> Challenge: Write out every line exactly, from the start of the records below to the line with "import seaborn as sns", and stop there. Don't write out the pictures.

> Source data:
-- start --

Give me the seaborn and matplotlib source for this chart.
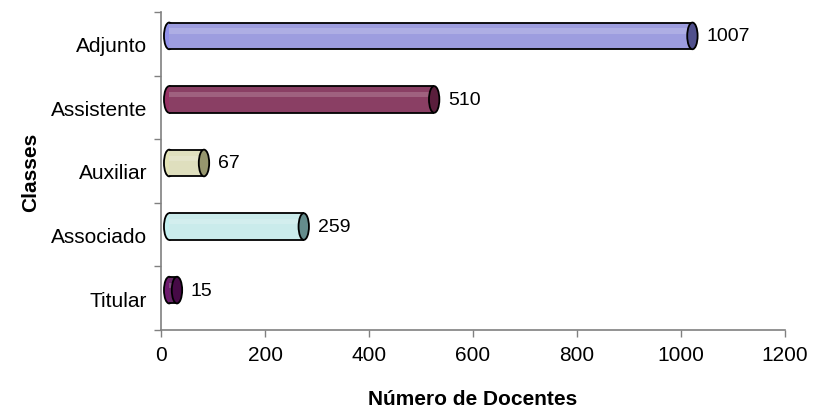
import numpy as np
import matplotlib
matplotlib.use("Agg")
from matplotlib import pyplot as plt
from matplotlib.patches import Ellipse
from matplotlib.transforms import ScaledTranslation
import seaborn as sns

sns.set_style("white")
plt.rcParams['font.family'] = ['Liberation Sans', 'DejaVu Sans']
plt.rcParams.update({'text.color': 'black', 'axes.labelcolor': 'black',
                     'xtick.color': 'black', 'ytick.color': 'black'})

classes = ["Adjunto", "Assistente", "Auxiliar", "Associado", "Titular"]
docentes = [1007, 510, 67, 259, 15]
bar_colors = ["#9292ea", "#963264", "#e4e4b8", "#c4f0f0", "#6e1a6e"]
end_colors = ["#50508c", "#5a1e3c", "#96966e", "#648c8c", "#460a46"]

fig = plt.figure(figsize=(8.14, 4.10), dpi=100)
ax = fig.add_axes([0.198, 0.193, 0.766, 0.775])

sns.barplot(x=docentes, y=classes, hue=classes, palette=bar_colors,
            legend=False, orient='h', width=0.42, linewidth=0, ax=ax)

# fake 3d depth: shift every bar up and to the right
depth = ScaledTranslation(8 / 100, 8 / 100, fig.dpi_scale_trans)
shifted = ax.transData + depth
cap_w = 20  # ellipse width in data units
lw = 1.3

bars = list(ax.patches)
for patch, fc, ec in zip(bars, bar_colors, end_colors):
    x0, y0 = patch.get_x(), patch.get_y()
    w, h = patch.get_width(), patch.get_height()
    patch.set_transform(shifted)
    patch.set_zorder(3)
    # rounded left end sits behind the body
    left = Ellipse((x0, y0 + h / 2), cap_w, h, facecolor=fc,
                   edgecolor='black', linewidth=lw, zorder=2,
                   transform=shifted)
    right = Ellipse((x0 + w, y0 + h / 2), cap_w, h, facecolor=ec,
                    edgecolor='black', linewidth=lw, zorder=4,
                    transform=shifted)
    ax.add_patch(left)
    ax.add_patch(right)
    # outline of the body: top and bottom only
    for yy in (y0, y0 + h):
        ax.plot([x0, x0 + w], [yy, yy], color='black', linewidth=lw,
                zorder=3.8, transform=shifted, solid_capstyle='butt')
    # light shine band on the upper part of the cylinder
    shine = plt.Rectangle((x0, y0 + h * 0.22), w, h * 0.2,
                          facecolor='white', alpha=0.18, linewidth=0,
                          zorder=3.5, transform=shifted)
    ax.add_patch(shine)
    ax.annotate(f"{w:.0f}", xy=(x0 + w, y0 + h / 2),
                xytext=(22, 8), textcoords='offset pixels',
                ha='left', va='center', fontsize=14, color='black')

ax.set_xlim(0, 1200)
ax.set_ylim(4.5, -0.5)
ax.set_xticks(np.arange(0, 1201, 200))
ax.tick_params(axis='x', labelsize=15, length=5, width=1, color='#808080',
               labelcolor='black', direction='out', pad=6, bottom=True)

ax.set_yticks(np.arange(-0.5, 5, 1))
ax.set_yticklabels([])
ax.set_yticks(range(len(classes)), minor=True)
ax.set_yticklabels(classes, minor=True, fontsize=15)
ax.tick_params(axis='y', which='major', length=5, width=1, color='#808080',
               direction='out', left=True)
ax.tick_params(axis='y', which='minor', length=0, pad=10, labelcolor='black')

for side in ['top', 'right']:
    ax.spines[side].set_visible(False)
for side in ['left', 'bottom']:
    ax.spines[side].set_color('#808080')
    ax.spines[side].set_linewidth(1.2)

ax.set_xlabel("Número de Docentes", fontsize=15, fontweight='bold', labelpad=18)
ax.set_ylabel("Classes", fontsize=15, fontweight='bold', labelpad=8)

fig.savefig("out.png", dpi=100)
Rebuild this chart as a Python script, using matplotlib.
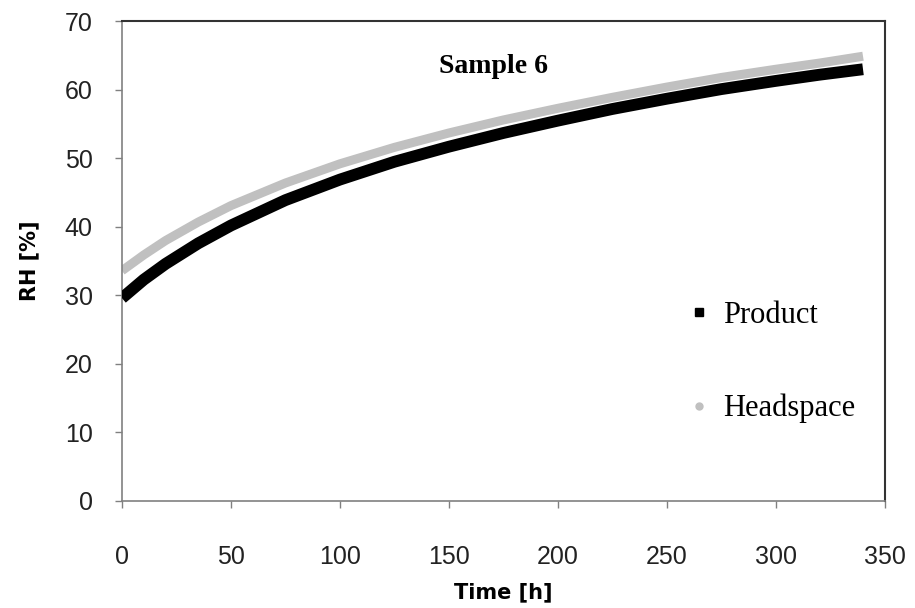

-- end --

> Exercise result:
Give me the seaborn and matplotlib source for this chart.
import numpy as np
import matplotlib
matplotlib.use("Agg")
from matplotlib import pyplot as plt
from matplotlib.patches import Ellipse
from matplotlib.transforms import ScaledTranslation
import seaborn as sns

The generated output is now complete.